As I pedaled into the rising daylight, a small group of antelope grazing next to the road became startled and sprinted beside me, loping through the brush with enviable grace. I passed the cutoff marker for Willie’s Handcart. Marjane had told me this was the site of a Mormon tragedy, where sixty-seven pioneers became trapped in a severe October snowstorm and died. I asked Marjane why they were traveling through Wyoming so late in the year. She told me the pioneers had difficulty with their handcarts. They had built their wheels in the humid east, and when they reached the west, the wooden hubs cracked and broke. The collapsed wheels and required repairs slowed them considerably until winter caught up to them. It was a quiet reminder of that precipice everybody straddles; that sometimes all it takes is one thing going wrong for entire lives to spiral out of control.

The first thirty miles of the day passed in dreams about the distant past, until the present was all but lost to me. Grass shimmered in the sun and breeze, antelope darted beside me, and my imagination didn’t have to stretch too far before it was 1854 again. I was still floating through the time machine in my mind when I started up a hill and my crank suddenly stopped working. The bike slowed to a stop. I spun the pedals frantically but the back wheel stayed planted in place until I nearly tipped over. I jumped off the bike. “What the hell?” I said out loud.

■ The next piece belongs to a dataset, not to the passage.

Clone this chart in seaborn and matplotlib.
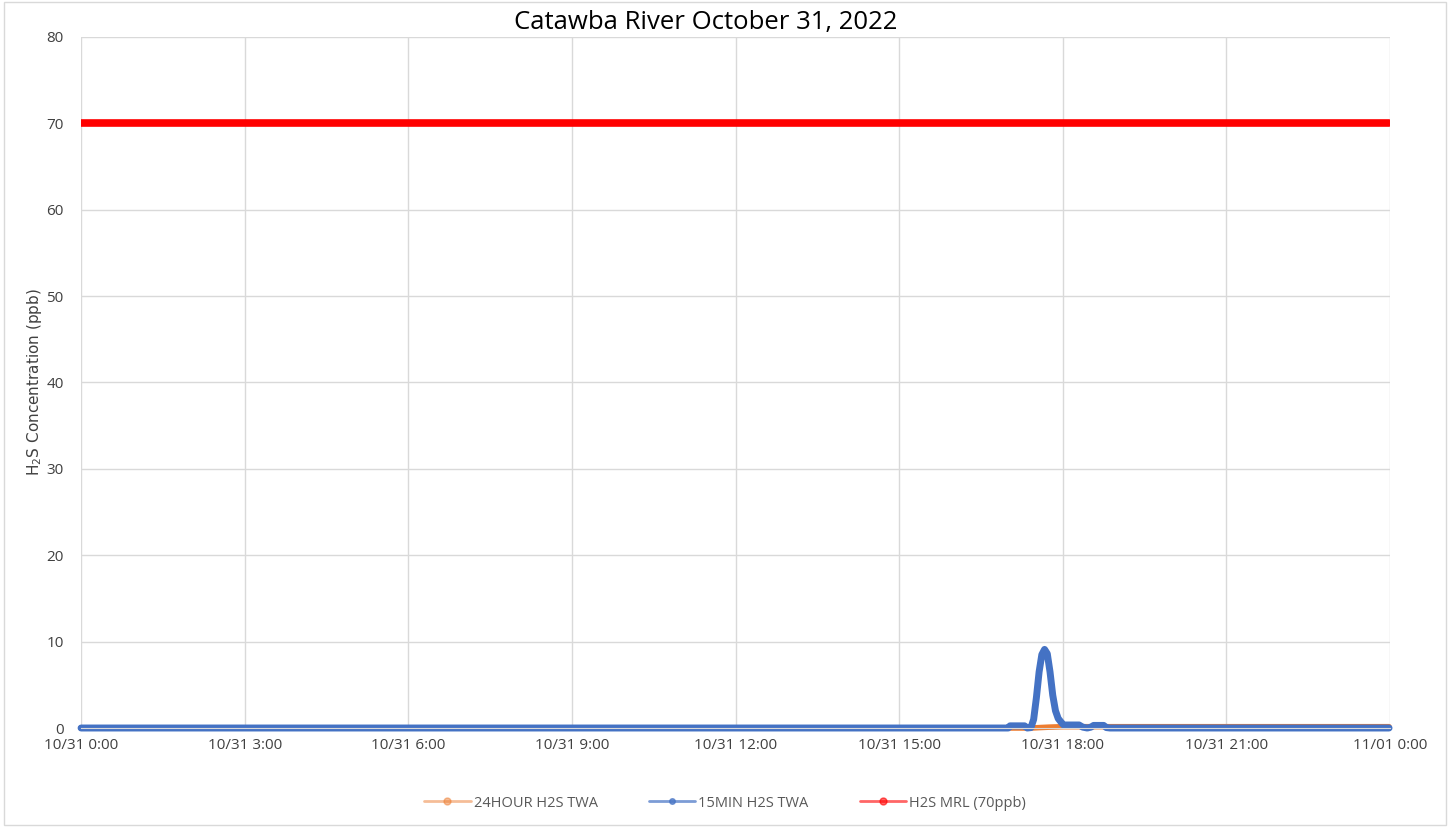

I lifted the back end off the ground and spun the crank with my hand. Even as I turned it as fast as I could, the rings did nothing to engage the wheel into motion. I checked to see if the chain was broken somewhere, but it was still intact and the rear cassette still turned with the cranks. I thought with sinking dread that the problem must be my freehub — one bicycle part I definitely did not have the capacity to fix.

A freehub is an internal part of the wheel hub that allows a cyclist to coast. When the cyclist spins the crank forward, the pawls inside the freehub engage and catch the hub, turning the wheel. Then, when a cyclist stops pedaling, the pawls release, which allows the wheel to spin free even if the crank and pedals are not moving. It seemed my freehub was stuck open, which caused the pawls to disengage even when the pedals were being turned. My bike was locked in “coast” mode, a mode that only works if you have gravity working for you. Without a working hub, my bicycle was as useless as a laundry cart.

“Crap! Crap! Crap!” I called out to the still air. I threw my bicycle onto the road and paced around. What were my options? It was a thirty-mile walk back to Atlantic City. Doable in a day, but what exactly could I do when I got there? I needed a new hub — and probably an entirely new wheel. As lucky as I had been in Atlantic City, expecting that town to contain an available 29-inch rear mountain bike wheel was pushing that luck more than a little. There was no way I could walk forward on the route. It was 110 miles to Rawlins with no towns or even houses along the way. I didn’t have enough food or water to make such a trek on foot, and hitching a ride forward on the route was a race-ending infraction, although I didn’t expect the temptation to arise because I doubted that much vehicular traffic ever ventured out this way.

I remembered from my Iditarod days a trick racers used when their freehubs froze in the extreme cold. They would zip-tie their cassettes to the spokes of the wheel, converting their drivetrain to a fixed gear and bypassing the need for a hub. But I had only heard about this repair in theory. I had never seen it in practice. I carried a few emergency zip-ties, but I only had about five of them. The expectation that five thin strips of plastic could handle all of the thrust and force of 110 miles of gravel-road pedaling seemed dubious at best. If I didn’t break the zip ties, I’d break the spokes, I felt certain. And if I broke the spokes, then my wheel would collapse, and I’d really be screwed.